The Jewish Humanist, November 1987
November is Jewish Book Month, a time to honor the literary creativity of contemporary Jewish writers – or to honor the writing of talented non-Jews who choose to write about Jews.
The best way to celebrate this special month is to read Jewish books – not just any old Jewish books, but good ones. In a country like America, where the Jewish literary establishment is very powerful, where Jewish culture and Jewish identity arouse widespread positive interest, and where successful writers, both Jewish and non-Jewish, vie for the attention of the large Jewish reading public, there is no shortage of appropriate books.
During Rosh Hashanah and Yom Kippur I chose readings from five new books to illustrate my presentations on ethics.
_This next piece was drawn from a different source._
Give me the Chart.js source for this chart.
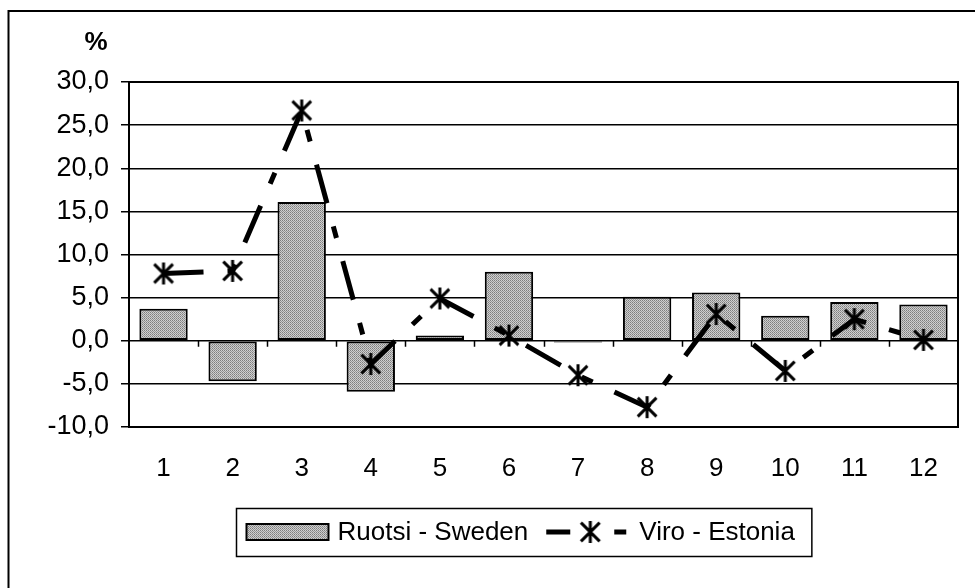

Each of them is a book worth reading and discussing.
Here they are.
Power and Powerless by David Biale. Biale is a professor of Jewish history at the University of California in Berkeley. He proposes a provocative thesis that many modern Jews are not comfortable with, because it does not conform to the image of the Jew which they wish to present to the Gentile public. Jews usually see their historic experience as one of weakness and powerlessness, a continuous story of suffering and humiliation. This perception feeds into the need to appear as victims of powerful enemies and to solicit sympathy and pity. But Biale disowns this perception. He maintains that for most of Jewish history Jews were indeed powerful in the environments where they chose to live or found themselves. The power was usually not military. However, it might be economic. The history of the Jews, according to Biale, is not one long tale of woe. It is a story of the effective use of -talent and connections to make useful changes and to provide strong defenses. Although we Jews are often more comfortable with losing than with winning, we cannot understand our roots if we insist on projecting our present anxiety onto our past experience.
Out of Step by Sidney Hook. This book is the autobiography Sidney Hook, one of America most prominent humanist philosophers – and one of America’s mc controversial intellectuals. A child of Jewish New York, Hook became a Marxist radical during his student days at CCNY (the training ground of so much of the Jewish intellectual elite). In the decades that followed, as established his -credentials as philosopher and an academician, he repudiated his Marxist ideology and embraced a more moderate social democratic liberal posture. Throughout his career, given his strong Jewish attachments, he fought for the legitimacy of his Jewish atheistic position. Controversy entered his life during the Vietnam era and the radicals and championed the old liberal notion that a school of higher learning should be open to hearing all opinions, right and left – and should not become a political instrument of political radicals. Hook’s autobiography reveals that he still retains his feisty and acerbic style in his 80’s
Anne Frank Remembered by Miep Gies. This memoir is the story of the woman who befriended the Frank family in Amsterdam and supported them in their hiding place. An employee of Otto Frank, Miep was confronted with a terrifying moral choice. Should she risk her life and the life of her family to rescue Jewish friends? Her response was without hesitation. Even when her friends were arrested, she recklessly ran to Gestapo headquarters to appeal for their release. Her story dramatizes the moral courage of many Gentiles, who, to no personal advantage for themselves, chose to save Jews. What makes her memoir so powerful is that it is told with no self-conscious heroism.
The History of the Jews by Philip Johnson. Johnson has become a well-known popular historian, whose conservative opinions on the malaise of modern society have been enshrined in a series of successful books. Whether you agree or disagree with his conclusions his style and the force of his opinions are of compelling interest. Given his ethnic background, it was surprising that he chose to devote such extensive research to the history of the Jews. But he is obviously fascinated by us and by our achievements. While his presentation of the early history of the Jews is dominated by a naive reliance on the truth of the Biblical myths, his analysis of the evolution of the Jews in the Diaspora is nothing less than brilliant. He is not troubled by the economic role of the Jew in both the Middle Ages and in the contemporary capitalist world. He finds it fascinating and deals with it realistically. This history is written by an admirer of the Jews – but not one overly sentimental or fawning.
To the Land of the Cattails by Aharon Appelfeld. Appelfeld is an Israeli who spent his youth in Bukovina in Eastern Europe. He is intimately familiar with the Holocaust and has devoted his writing career to dramatizing the devastation of his people through short somewhat surrealistic novels. Badenheim 1939 made him famous. And this novel follows in the same tradition. A Jewish woman is accompanied on her ill-omened trip to death by her adolescent son. Neither she, nor the people with her, are willing to acknowledge what is happening to them. All is denial. And this denial, in the midst of the most ominous warnings, is Appelfeld’s commentary on the Jewish response to the inconceivable horror of the Holocaust.
If you are looking for good Jewish reading, any one of the five will do.